The deflation is causing other problems for monetary policy as well. Since food contributed about 46% by weight of the Consumer Price Index, overall inflation as measured by the Consumer Price Index has fallen to 2.2% year-on-year in December 2018. But other sectors are seeing higher inflation. The core Consumer Price Index inflation, which is calculated by removing food and fuel from the inflation basket, is running at close to 6%.

Normally, central banks cut interest rates in low inflation scenarios in order to stimulate the economy. But rate cuts now could lead to a sudden spike in the cost of everything else (because if you cut rates, demand goes up and prices of other things escalate) without necessarily leading to stimulus for farmers. Of course, in one sense, the political establishment is already selectively cutting rates by waiving farm loans.

It may take more than rate cuts to revive agriculture and it will take delicate management to prevent a sudden spike in food prices if there is lower planting. It also does not help that Indian agriculture suffers from a dozen different distortions at the best of times.

Many states have Agricultural Produce Market Committee – boards that prevent farmers from selling their produce in the open market. The Agricultural Produce Market Committee is the middleman and this system ensures massive profits to the privileged few who buy from the farmer and resell to the consumer. There are also arbitrary controls on food exports and imports. Minimum support prices are set by politicians with little heed paid to the actual demand-supply equations. Besides this, irrigation and water management systems are inefficient and land holdings have been fractured down the generations by inheritance.

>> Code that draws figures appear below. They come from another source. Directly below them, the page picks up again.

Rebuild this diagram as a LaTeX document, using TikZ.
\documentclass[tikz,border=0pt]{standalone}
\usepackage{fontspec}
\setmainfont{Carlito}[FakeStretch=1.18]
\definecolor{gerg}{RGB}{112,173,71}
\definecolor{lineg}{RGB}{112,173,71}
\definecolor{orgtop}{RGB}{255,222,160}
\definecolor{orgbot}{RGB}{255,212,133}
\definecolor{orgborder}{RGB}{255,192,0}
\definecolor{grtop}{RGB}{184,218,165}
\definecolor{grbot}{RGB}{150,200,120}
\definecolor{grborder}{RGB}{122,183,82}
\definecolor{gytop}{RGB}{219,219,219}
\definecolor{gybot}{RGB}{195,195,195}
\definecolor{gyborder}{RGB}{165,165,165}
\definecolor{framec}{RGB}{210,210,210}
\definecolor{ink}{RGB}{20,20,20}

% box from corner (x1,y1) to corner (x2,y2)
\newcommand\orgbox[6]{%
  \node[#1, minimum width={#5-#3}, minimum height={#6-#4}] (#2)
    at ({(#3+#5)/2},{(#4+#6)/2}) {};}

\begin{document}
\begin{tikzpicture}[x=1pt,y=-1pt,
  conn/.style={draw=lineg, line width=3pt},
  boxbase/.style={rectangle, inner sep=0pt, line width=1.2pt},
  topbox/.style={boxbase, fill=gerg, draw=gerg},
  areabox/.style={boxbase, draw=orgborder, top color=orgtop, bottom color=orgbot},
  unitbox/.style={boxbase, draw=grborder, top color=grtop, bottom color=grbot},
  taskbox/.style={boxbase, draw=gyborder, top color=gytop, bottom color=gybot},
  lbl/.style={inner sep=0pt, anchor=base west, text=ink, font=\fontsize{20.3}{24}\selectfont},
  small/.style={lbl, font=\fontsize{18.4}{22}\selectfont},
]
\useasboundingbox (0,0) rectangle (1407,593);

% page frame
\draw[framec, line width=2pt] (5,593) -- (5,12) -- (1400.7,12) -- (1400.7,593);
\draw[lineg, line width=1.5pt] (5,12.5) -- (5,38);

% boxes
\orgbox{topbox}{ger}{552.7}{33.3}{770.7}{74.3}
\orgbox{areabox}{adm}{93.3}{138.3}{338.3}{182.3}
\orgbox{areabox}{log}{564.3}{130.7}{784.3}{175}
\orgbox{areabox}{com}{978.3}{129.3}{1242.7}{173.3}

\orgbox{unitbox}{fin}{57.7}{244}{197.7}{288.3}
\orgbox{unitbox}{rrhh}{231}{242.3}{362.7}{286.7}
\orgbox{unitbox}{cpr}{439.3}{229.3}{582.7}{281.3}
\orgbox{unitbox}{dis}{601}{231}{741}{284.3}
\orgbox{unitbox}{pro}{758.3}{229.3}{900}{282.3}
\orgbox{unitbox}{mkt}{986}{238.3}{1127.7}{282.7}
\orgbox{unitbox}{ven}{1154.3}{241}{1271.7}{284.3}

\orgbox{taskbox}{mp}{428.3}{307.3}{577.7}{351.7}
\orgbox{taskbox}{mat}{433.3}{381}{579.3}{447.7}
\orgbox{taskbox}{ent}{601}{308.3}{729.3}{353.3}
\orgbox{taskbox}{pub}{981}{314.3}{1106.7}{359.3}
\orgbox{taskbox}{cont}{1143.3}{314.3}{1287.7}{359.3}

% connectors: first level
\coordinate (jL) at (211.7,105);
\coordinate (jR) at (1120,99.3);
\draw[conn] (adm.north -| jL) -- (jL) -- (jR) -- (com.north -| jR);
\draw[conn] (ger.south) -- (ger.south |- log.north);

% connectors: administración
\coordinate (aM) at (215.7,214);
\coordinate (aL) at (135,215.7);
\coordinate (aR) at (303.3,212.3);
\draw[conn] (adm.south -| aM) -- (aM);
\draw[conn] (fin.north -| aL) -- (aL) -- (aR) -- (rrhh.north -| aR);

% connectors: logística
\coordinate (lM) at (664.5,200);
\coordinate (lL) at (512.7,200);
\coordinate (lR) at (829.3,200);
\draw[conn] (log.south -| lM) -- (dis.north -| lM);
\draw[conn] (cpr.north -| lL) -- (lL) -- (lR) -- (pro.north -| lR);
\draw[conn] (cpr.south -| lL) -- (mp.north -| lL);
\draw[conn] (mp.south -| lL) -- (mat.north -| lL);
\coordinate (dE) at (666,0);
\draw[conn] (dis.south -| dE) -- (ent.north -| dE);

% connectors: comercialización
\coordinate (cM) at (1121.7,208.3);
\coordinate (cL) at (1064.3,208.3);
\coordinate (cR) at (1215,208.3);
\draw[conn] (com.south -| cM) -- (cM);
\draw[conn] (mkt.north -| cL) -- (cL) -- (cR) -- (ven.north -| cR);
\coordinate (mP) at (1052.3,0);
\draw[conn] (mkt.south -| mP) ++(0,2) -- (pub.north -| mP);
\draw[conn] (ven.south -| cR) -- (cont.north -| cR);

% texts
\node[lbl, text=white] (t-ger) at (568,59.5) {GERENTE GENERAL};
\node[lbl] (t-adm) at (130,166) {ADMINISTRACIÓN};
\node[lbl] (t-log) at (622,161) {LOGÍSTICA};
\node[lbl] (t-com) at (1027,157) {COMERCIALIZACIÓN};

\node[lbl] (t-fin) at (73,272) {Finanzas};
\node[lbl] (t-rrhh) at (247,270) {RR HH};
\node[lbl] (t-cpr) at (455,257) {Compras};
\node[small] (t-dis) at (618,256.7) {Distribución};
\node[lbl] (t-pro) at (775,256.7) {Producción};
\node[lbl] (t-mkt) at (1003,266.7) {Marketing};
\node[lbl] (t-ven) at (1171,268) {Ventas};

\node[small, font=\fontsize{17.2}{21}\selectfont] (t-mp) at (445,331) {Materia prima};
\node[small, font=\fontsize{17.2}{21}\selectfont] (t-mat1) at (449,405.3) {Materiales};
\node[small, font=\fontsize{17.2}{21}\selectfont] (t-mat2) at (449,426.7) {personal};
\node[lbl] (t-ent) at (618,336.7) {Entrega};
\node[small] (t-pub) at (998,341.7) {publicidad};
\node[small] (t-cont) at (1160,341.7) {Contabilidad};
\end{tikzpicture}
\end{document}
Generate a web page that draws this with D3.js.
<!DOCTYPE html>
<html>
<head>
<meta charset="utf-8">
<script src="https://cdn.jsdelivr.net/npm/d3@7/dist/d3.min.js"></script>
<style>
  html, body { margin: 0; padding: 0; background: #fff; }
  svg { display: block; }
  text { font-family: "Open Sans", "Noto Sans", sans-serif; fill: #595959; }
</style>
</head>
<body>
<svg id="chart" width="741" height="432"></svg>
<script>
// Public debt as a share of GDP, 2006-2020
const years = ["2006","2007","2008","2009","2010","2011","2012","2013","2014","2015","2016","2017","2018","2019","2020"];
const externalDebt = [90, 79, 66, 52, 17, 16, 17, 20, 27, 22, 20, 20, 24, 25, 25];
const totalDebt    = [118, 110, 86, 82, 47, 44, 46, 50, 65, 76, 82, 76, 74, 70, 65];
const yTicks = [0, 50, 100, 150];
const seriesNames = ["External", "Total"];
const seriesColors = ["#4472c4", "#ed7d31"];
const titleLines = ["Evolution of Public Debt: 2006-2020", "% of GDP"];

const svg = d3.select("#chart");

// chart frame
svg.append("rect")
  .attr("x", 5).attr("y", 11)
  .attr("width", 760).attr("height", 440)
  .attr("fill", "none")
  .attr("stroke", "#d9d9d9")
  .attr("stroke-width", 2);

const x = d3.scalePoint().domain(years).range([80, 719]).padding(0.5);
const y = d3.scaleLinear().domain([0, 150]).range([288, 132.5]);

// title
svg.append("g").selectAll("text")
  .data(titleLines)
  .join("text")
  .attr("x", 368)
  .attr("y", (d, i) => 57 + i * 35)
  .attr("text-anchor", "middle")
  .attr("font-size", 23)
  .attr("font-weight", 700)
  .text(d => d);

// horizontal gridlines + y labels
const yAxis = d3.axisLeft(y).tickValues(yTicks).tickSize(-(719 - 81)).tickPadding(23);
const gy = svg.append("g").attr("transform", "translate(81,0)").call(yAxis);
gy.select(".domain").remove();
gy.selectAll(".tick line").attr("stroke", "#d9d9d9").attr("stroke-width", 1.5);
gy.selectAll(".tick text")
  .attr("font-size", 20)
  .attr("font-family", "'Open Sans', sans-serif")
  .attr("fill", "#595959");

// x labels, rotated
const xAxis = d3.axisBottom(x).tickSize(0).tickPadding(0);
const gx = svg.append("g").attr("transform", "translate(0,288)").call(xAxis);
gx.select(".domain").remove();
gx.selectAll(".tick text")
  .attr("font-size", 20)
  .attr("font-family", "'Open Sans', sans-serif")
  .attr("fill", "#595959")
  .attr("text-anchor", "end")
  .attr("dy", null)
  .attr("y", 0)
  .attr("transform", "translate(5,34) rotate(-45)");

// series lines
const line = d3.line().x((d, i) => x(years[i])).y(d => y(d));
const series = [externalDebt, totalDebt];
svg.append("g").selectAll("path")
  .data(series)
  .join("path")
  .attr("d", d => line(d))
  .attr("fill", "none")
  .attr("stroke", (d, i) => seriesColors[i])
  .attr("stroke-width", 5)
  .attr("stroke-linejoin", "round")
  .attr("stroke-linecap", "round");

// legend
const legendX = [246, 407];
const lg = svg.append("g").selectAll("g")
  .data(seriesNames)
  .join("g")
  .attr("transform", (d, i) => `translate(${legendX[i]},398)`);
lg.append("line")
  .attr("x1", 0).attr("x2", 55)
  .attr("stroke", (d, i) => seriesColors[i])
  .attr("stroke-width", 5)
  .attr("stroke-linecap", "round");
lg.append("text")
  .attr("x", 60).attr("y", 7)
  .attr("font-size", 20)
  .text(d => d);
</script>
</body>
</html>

These distortions have destroyed productivity and created vested interests that makes it hard for any meaningful reforms. There are also far too many people dependent on agriculture. The sector generates less than 20% of India’s gross domestic product while it provides employment to 50% of the workforce.

Quite apart from finding ways to ease the rural economy out of this crisis, Policy makers need to generate more jobs in industry and services to induce people to move off farms and into those sectors. But that is not going to happen either, while the government continues to stoutly deny that unemployment is an issue.